Every line from the beginning of the records below up to the one holding "349, 374, 377];" should be quoted exactly; leave out the rest.

═══ Data supplied

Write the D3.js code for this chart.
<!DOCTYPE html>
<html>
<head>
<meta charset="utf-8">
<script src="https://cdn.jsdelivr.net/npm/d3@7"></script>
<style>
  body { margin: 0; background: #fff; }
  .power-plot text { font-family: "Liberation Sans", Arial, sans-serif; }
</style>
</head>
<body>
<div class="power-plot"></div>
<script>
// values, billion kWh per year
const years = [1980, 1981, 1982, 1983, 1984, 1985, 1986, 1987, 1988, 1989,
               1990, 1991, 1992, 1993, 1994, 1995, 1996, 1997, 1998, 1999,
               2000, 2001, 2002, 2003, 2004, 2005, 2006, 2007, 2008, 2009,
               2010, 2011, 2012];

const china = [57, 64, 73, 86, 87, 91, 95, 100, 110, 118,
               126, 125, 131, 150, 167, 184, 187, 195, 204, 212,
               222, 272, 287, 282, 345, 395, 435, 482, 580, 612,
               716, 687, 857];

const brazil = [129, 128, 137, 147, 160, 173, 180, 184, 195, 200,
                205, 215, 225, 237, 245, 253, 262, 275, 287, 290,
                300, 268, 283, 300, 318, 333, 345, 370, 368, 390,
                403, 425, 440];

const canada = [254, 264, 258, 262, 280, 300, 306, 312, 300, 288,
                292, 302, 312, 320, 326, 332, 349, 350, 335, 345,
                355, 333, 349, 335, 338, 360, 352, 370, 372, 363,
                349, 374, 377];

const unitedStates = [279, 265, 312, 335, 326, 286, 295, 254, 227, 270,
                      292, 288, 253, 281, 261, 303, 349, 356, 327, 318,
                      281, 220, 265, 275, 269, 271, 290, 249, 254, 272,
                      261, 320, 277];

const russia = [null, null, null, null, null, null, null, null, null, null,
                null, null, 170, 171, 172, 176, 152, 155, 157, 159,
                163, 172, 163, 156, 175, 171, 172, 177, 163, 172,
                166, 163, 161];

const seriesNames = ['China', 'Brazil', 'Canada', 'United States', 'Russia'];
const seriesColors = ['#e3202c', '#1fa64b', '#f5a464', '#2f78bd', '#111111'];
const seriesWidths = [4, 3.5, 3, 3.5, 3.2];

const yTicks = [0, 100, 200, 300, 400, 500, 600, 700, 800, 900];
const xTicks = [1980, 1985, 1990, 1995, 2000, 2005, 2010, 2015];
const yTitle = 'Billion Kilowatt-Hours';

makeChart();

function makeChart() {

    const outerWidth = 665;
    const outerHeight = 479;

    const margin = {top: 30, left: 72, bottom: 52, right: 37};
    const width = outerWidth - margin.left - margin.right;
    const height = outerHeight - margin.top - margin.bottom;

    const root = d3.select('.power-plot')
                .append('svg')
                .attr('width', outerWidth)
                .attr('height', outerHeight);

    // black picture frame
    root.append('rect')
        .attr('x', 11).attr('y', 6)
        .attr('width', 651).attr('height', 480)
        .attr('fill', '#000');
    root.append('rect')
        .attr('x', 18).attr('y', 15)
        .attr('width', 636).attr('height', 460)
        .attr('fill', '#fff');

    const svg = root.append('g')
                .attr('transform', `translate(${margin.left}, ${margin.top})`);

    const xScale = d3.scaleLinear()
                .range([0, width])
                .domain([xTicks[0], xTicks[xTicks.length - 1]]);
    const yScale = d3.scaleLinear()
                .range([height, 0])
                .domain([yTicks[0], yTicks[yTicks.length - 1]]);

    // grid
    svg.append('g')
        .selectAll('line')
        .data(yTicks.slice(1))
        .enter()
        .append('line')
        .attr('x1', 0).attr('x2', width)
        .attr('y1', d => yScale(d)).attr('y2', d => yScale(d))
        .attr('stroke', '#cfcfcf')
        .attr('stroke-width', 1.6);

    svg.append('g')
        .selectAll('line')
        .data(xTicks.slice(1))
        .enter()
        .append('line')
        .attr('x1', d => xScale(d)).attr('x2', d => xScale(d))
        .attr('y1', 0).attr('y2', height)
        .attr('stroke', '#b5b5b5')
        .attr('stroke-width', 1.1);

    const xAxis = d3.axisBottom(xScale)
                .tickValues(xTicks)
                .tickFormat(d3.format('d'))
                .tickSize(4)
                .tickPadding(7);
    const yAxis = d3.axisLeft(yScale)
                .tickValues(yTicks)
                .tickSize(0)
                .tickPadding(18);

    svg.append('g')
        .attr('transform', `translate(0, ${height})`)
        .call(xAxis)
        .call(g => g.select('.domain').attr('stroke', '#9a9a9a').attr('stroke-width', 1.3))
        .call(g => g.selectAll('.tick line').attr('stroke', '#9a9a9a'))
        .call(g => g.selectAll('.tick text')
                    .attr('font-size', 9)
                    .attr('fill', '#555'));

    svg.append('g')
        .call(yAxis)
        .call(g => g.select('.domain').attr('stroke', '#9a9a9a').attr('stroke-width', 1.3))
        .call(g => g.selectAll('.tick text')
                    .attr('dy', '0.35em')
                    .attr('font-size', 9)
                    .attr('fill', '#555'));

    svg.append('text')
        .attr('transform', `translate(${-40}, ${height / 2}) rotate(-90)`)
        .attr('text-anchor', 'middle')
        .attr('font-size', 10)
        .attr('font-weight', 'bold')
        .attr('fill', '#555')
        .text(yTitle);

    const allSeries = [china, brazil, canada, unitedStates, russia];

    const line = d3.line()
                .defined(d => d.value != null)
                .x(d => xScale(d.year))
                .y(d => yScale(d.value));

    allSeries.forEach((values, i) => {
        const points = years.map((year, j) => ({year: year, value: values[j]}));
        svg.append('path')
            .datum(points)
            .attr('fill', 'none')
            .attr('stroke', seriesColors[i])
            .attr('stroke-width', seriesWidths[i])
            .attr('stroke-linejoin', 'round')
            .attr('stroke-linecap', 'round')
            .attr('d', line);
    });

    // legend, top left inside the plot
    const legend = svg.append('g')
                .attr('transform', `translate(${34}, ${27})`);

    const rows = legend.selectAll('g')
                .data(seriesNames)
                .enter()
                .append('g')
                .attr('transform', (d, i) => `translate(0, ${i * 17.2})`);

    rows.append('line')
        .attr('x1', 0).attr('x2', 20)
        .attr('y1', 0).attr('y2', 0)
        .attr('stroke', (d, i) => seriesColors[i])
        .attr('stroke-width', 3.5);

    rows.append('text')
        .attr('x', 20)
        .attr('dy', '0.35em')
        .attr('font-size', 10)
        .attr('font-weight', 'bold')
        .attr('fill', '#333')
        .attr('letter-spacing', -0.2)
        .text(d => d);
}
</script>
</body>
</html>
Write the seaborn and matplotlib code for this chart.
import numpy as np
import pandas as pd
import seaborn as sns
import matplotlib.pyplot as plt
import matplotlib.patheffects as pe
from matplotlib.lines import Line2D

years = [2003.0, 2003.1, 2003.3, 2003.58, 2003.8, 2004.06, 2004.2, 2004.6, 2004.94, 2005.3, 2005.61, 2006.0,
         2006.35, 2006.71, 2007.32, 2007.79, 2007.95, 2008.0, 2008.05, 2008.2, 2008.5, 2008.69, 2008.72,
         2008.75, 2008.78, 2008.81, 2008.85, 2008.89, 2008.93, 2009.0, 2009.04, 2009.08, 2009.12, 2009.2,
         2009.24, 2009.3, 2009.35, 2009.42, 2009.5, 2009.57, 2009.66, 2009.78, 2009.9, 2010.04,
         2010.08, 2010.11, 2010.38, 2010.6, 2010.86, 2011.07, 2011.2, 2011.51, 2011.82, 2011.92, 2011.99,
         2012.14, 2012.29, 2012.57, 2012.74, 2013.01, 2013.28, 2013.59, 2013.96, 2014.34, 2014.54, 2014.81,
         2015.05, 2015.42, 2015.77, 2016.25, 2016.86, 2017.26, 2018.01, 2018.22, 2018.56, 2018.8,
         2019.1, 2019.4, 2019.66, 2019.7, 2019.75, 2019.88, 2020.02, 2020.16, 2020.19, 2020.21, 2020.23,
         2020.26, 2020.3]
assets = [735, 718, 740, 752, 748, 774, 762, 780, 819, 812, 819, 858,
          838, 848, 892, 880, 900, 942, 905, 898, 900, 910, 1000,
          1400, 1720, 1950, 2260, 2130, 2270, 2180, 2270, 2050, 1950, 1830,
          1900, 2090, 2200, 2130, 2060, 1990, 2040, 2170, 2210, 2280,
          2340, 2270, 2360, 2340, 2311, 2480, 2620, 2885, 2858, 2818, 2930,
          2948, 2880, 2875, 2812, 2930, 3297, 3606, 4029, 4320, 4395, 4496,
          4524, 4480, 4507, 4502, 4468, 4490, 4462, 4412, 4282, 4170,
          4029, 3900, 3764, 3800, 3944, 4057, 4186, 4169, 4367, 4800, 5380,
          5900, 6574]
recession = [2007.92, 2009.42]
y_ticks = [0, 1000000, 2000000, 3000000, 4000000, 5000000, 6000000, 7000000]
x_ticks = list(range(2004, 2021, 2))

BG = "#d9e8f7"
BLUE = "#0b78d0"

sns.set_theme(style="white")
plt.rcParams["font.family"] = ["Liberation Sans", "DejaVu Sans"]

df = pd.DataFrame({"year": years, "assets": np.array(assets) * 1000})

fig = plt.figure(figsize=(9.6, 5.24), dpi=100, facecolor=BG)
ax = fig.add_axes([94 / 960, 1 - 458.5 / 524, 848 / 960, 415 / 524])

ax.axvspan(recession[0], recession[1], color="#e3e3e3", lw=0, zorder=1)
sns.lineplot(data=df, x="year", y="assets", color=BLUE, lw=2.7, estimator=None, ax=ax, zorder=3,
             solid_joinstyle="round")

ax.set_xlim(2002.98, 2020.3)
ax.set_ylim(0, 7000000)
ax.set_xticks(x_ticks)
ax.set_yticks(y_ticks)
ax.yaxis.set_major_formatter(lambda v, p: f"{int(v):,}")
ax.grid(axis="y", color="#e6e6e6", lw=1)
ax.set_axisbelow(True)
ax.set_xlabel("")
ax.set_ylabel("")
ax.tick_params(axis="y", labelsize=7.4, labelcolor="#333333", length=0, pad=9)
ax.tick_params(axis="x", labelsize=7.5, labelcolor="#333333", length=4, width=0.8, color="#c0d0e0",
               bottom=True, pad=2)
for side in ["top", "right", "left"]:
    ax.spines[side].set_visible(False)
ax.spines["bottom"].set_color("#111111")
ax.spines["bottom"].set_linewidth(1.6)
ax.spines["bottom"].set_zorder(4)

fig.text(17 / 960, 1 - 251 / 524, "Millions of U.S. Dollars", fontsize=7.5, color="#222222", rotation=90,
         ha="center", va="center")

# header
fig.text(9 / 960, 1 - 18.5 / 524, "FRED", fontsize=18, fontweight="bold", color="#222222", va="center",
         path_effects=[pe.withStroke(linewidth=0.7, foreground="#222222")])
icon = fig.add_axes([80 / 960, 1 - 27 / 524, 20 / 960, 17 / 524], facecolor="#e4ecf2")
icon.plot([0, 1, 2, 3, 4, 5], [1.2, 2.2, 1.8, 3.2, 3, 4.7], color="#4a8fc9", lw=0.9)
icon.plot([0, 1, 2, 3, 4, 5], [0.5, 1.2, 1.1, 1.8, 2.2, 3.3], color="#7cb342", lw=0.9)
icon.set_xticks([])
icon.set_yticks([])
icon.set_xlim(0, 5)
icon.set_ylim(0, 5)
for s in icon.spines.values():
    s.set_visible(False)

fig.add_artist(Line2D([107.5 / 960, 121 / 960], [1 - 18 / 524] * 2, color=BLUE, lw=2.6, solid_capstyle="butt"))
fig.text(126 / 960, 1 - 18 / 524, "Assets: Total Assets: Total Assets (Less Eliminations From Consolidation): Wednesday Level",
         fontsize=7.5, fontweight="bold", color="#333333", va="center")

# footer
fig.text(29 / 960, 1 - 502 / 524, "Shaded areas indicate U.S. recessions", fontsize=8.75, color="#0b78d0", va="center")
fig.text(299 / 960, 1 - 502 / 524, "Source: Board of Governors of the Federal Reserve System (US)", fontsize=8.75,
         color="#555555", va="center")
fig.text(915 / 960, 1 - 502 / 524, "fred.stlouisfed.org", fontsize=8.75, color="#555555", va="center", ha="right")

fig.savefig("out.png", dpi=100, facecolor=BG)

══════

=== Full answer ===
Write the D3.js code for this chart.
<!DOCTYPE html>
<html>
<head>
<meta charset="utf-8">
<script src="https://cdn.jsdelivr.net/npm/d3@7"></script>
<style>
  body { margin: 0; background: #fff; }
  .power-plot text { font-family: "Liberation Sans", Arial, sans-serif; }
</style>
</head>
<body>
<div class="power-plot"></div>
<script>
// values, billion kWh per year
const years = [1980, 1981, 1982, 1983, 1984, 1985, 1986, 1987, 1988, 1989,
               1990, 1991, 1992, 1993, 1994, 1995, 1996, 1997, 1998, 1999,
               2000, 2001, 2002, 2003, 2004, 2005, 2006, 2007, 2008, 2009,
               2010, 2011, 2012];

const china = [57, 64, 73, 86, 87, 91, 95, 100, 110, 118,
               126, 125, 131, 150, 167, 184, 187, 195, 204, 212,
               222, 272, 287, 282, 345, 395, 435, 482, 580, 612,
               716, 687, 857];

const brazil = [129, 128, 137, 147, 160, 173, 180, 184, 195, 200,
                205, 215, 225, 237, 245, 253, 262, 275, 287, 290,
                300, 268, 283, 300, 318, 333, 345, 370, 368, 390,
                403, 425, 440];

const canada = [254, 264, 258, 262, 280, 300, 306, 312, 300, 288,
                292, 302, 312, 320, 326, 332, 349, 350, 335, 345,
                355, 333, 349, 335, 338, 360, 352, 370, 372, 363,
                349, 374, 377];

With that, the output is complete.